Would either of those do what you're after? The second option is interesting in that it would also allow you to do load balancing, if you wanted.

Thanks Andrey,

I have already looked at Jamie's post that mentions those two options. The first one as you are aware, hasn't been successful for us because the Fail-over doesn't switch anything. Ideally, fail-over is something we would want to get working because of the DRBD limitations that may not handle a load balanced dual-primary very well.

We will need to spend some time with DNS RoundRobin and DRBD to work stably in Dual-Primary mode. Proxmox seems to work with DRBD if shared storage isn't available.

Could you please suggest? As far as I have read, Cloudmin is superior to Proxmox in many ways and I would like to stick with it because of the seamless integration with VM level virtualmin/webmin deployments that we have to manage.

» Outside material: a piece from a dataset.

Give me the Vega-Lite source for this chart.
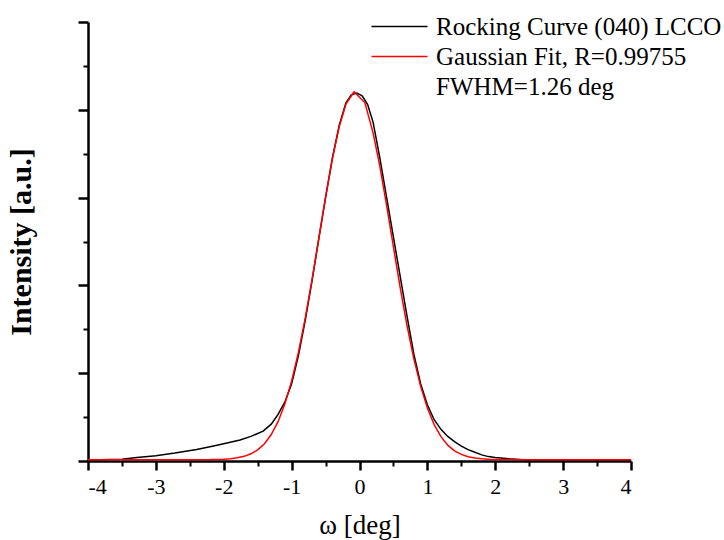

I do believe Cloudmin would do it considering it is recognizing the local images during migration of VMs. Only that Fail-over doesn't seem to be active for some reason as I described in my previous post.

Please advise, I think we are very very close..

Regards, Surjo.

Regarding the "force failover" option, did you select the VM from the left menu, or the host system? It only appears when a VM is chosen, AND the host system for the VM is part of a failover group.

If this still doesn't help, I would be glad to login to your Cloudmin system to see what is going wrong - since your setup is a bit unusual, there may be bugs in the failover process.